[RAW DATA]

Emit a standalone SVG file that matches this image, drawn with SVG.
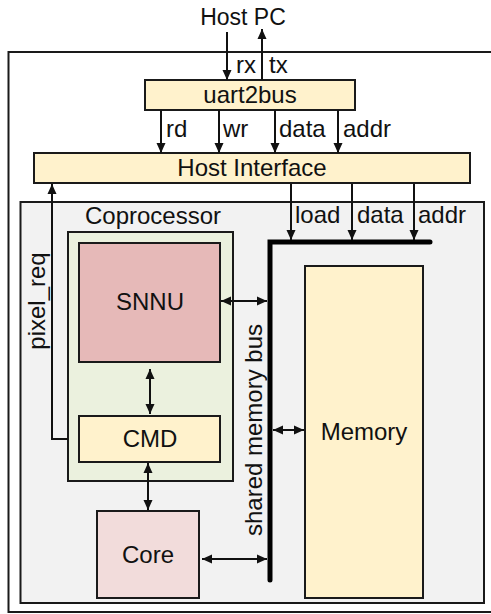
<svg xmlns="http://www.w3.org/2000/svg" width="491" height="614" viewBox="0 0 491 614">
<style>
text{font-family:"Liberation Sans","Open Sans",sans-serif;font-size:24px;fill:#111}
.c{text-anchor:middle}
.box{stroke:#1a1a1a;stroke-width:2}
.ln{stroke:#111;stroke-width:2;fill:none}
</style>
<defs>
<marker id="ah" markerUnits="userSpaceOnUse" markerWidth="10" markerHeight="10" refX="10" refY="5" orient="auto-start-reverse" viewBox="0 0 10 10">
<path d="M0,0.5 L10,5 L0,9.5 z" fill="#111"/>
</marker>
</defs>
<rect x="8.5" y="52" width="490" height="560" fill="#fff" stroke="#1a1a1a" stroke-width="2"/>
<rect x="20.5" y="202" width="463.5" height="401" fill="#f2f2f2" stroke="#1a1a1a" stroke-width="2"/>
<text class="c" x="243" y="25" style="font-size:23px">Host PC</text>
<g id="uart2bus"><rect class="box" x="145" y="80" width="210" height="30" fill="#fff2cc"/><text class="c" x="250" y="103">uart2bus</text></g>
<g id="host-interface"><rect class="box" x="34" y="153" width="436" height="30" fill="#fff2cc"/><text class="c" x="252" y="176">Host Interface</text></g>
<g id="coprocessor"><rect class="box" x="68" y="232" width="165" height="249" fill="#ebf1de"/><text class="c" x="153" y="224">Coprocessor</text></g>
<g id="snnu"><rect class="box" x="79" y="243" width="141" height="119" fill="#e6b9b8"/><text class="c" x="150" y="310">SNNU</text></g>
<g id="cmd"><rect class="box" x="79" y="416" width="141" height="46" fill="#fff2cc"/><text class="c" x="150" y="447">CMD</text></g>
<g id="core"><rect class="box" x="97" y="511" width="102" height="87" fill="#f2dcdb"/><text class="c" x="148" y="563">Core</text></g>
<g id="memory"><rect class="box" x="305" y="266" width="118" height="332" fill="#fff2cc"/><text class="c" x="364" y="440">Memory</text></g>
<g id="bus"><path d="M270,580 V242 H430" stroke="#000" stroke-width="5" fill="none" stroke-linecap="round"/><text class="c" transform="translate(262,430) rotate(-90)">shared memory bus</text></g>
<g id="connectors">
<line class="ln" x1="227" y1="32" x2="227" y2="80" marker-end="url(#ah)"/>
<line class="ln" x1="262" y1="80" x2="262" y2="29" marker-end="url(#ah)"/>
<line class="ln" x1="161" y1="110" x2="161" y2="153" marker-end="url(#ah)"/>
<line class="ln" x1="219" y1="110" x2="219" y2="153" marker-end="url(#ah)"/>
<line class="ln" x1="275" y1="110" x2="275" y2="153" marker-end="url(#ah)"/>
<line class="ln" x1="338" y1="110" x2="338" y2="153" marker-end="url(#ah)"/>
<polyline class="ln" points="68,439 52,439 52,184" marker-end="url(#ah)"/>
<line class="ln" x1="291" y1="184" x2="291" y2="240" marker-end="url(#ah)"/>
<line class="ln" x1="352" y1="184" x2="352" y2="240" marker-end="url(#ah)"/>
<line class="ln" x1="414" y1="184" x2="414" y2="240" marker-end="url(#ah)"/>
<line class="ln" x1="221" y1="301" x2="267" y2="301" marker-start="url(#ah)" marker-end="url(#ah)"/>
<line class="ln" x1="150" y1="369" x2="150" y2="414" marker-start="url(#ah)" marker-end="url(#ah)"/>
<line class="ln" x1="148" y1="463" x2="148" y2="510" marker-start="url(#ah)" marker-end="url(#ah)"/>
<line class="ln" x1="202" y1="559" x2="267" y2="559" marker-start="url(#ah)" marker-end="url(#ah)"/>
<line class="ln" x1="273" y1="430" x2="304" y2="430" marker-start="url(#ah)" marker-end="url(#ah)"/>
</g>
<g id="labels">
<text x="236" y="73">rx</text><text x="269" y="73">tx</text>
<text x="166" y="137">rd</text><text x="223" y="137">wr</text><text x="279" y="137">data</text><text x="343" y="137">addr</text>
<text x="295" y="223">load</text><text x="357" y="223">data</text><text x="418" y="223">addr</text>
<text class="c" transform="translate(45,301) rotate(-90)">pixel_req</text>
</g>
</svg>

[SHORT EXERCISE] Give the material again exactly as it is, but keep the pictures out.

[IN RESPONSE]
Emit a standalone SVG file that matches this image, drawn with SVG.
<svg xmlns="http://www.w3.org/2000/svg" width="491" height="614" viewBox="0 0 491 614">
<style>
text{font-family:"Liberation Sans","Open Sans",sans-serif;font-size:24px;fill:#111}
.c{text-anchor:middle}
.box{stroke:#1a1a1a;stroke-width:2}
.ln{stroke:#111;stroke-width:2;fill:none}
</style>
<defs>
<marker id="ah" markerUnits="userSpaceOnUse" markerWidth="10" markerHeight="10" refX="10" refY="5" orient="auto-start-reverse" viewBox="0 0 10 10">
<path d="M0,0.5 L10,5 L0,9.5 z" fill="#111"/>
</marker>
</defs>
<rect x="8.5" y="52" width="490" height="560" fill="#fff" stroke="#1a1a1a" stroke-width="2"/>
<rect x="20.5" y="202" width="463.5" height="401" fill="#f2f2f2" stroke="#1a1a1a" stroke-width="2"/>
<text class="c" x="243" y="25" style="font-size:23px">Host PC</text>
<g id="uart2bus"><rect class="box" x="145" y="80" width="210" height="30" fill="#fff2cc"/><text class="c" x="250" y="103">uart2bus</text></g>
<g id="host-interface"><rect class="box" x="34" y="153" width="436" height="30" fill="#fff2cc"/><text class="c" x="252" y="176">Host Interface</text></g>
<g id="coprocessor"><rect class="box" x="68" y="232" width="165" height="249" fill="#ebf1de"/><text class="c" x="153" y="224">Coprocessor</text></g>
<g id="snnu"><rect class="box" x="79" y="243" width="141" height="119" fill="#e6b9b8"/><text class="c" x="150" y="310">SNNU</text></g>
<g id="cmd"><rect class="box" x="79" y="416" width="141" height="46" fill="#fff2cc"/><text class="c" x="150" y="447">CMD</text></g>
<g id="core"><rect class="box" x="97" y="511" width="102" height="87" fill="#f2dcdb"/><text class="c" x="148" y="563">Core</text></g>
<g id="memory"><rect class="box" x="305" y="266" width="118" height="332" fill="#fff2cc"/><text class="c" x="364" y="440">Memory</text></g>
<g id="bus"><path d="M270,580 V242 H430" stroke="#000" stroke-width="5" fill="none" stroke-linecap="round"/><text class="c" transform="translate(262,430) rotate(-90)">shared memory bus</text></g>
<g id="connectors">
<line class="ln" x1="227" y1="32" x2="227" y2="80" marker-end="url(#ah)"/>
<line class="ln" x1="262" y1="80" x2="262" y2="29" marker-end="url(#ah)"/>
<line class="ln" x1="161" y1="110" x2="161" y2="153" marker-end="url(#ah)"/>
<line class="ln" x1="219" y1="110" x2="219" y2="153" marker-end="url(#ah)"/>
<line class="ln" x1="275" y1="110" x2="275" y2="153" marker-end="url(#ah)"/>
<line class="ln" x1="338" y1="110" x2="338" y2="153" marker-end="url(#ah)"/>
<polyline class="ln" points="68,439 52,439 52,184" marker-end="url(#ah)"/>
<line class="ln" x1="291" y1="184" x2="291" y2="240" marker-end="url(#ah)"/>
<line class="ln" x1="352" y1="184" x2="352" y2="240" marker-end="url(#ah)"/>
<line class="ln" x1="414" y1="184" x2="414" y2="240" marker-end="url(#ah)"/>
<line class="ln" x1="221" y1="301" x2="267" y2="301" marker-start="url(#ah)" marker-end="url(#ah)"/>
<line class="ln" x1="150" y1="369" x2="150" y2="414" marker-start="url(#ah)" marker-end="url(#ah)"/>
<line class="ln" x1="148" y1="463" x2="148" y2="510" marker-start="url(#ah)" marker-end="url(#ah)"/>
<line class="ln" x1="202" y1="559" x2="267" y2="559" marker-start="url(#ah)" marker-end="url(#ah)"/>
<line class="ln" x1="273" y1="430" x2="304" y2="430" marker-start="url(#ah)" marker-end="url(#ah)"/>
</g>
<g id="labels">
<text x="236" y="73">rx</text><text x="269" y="73">tx</text>
<text x="166" y="137">rd</text><text x="223" y="137">wr</text><text x="279" y="137">data</text><text x="343" y="137">addr</text>
<text x="295" y="223">load</text><text x="357" y="223">data</text><text x="418" y="223">addr</text>
<text class="c" transform="translate(45,301) rotate(-90)">pixel_req</text>
</g>
</svg>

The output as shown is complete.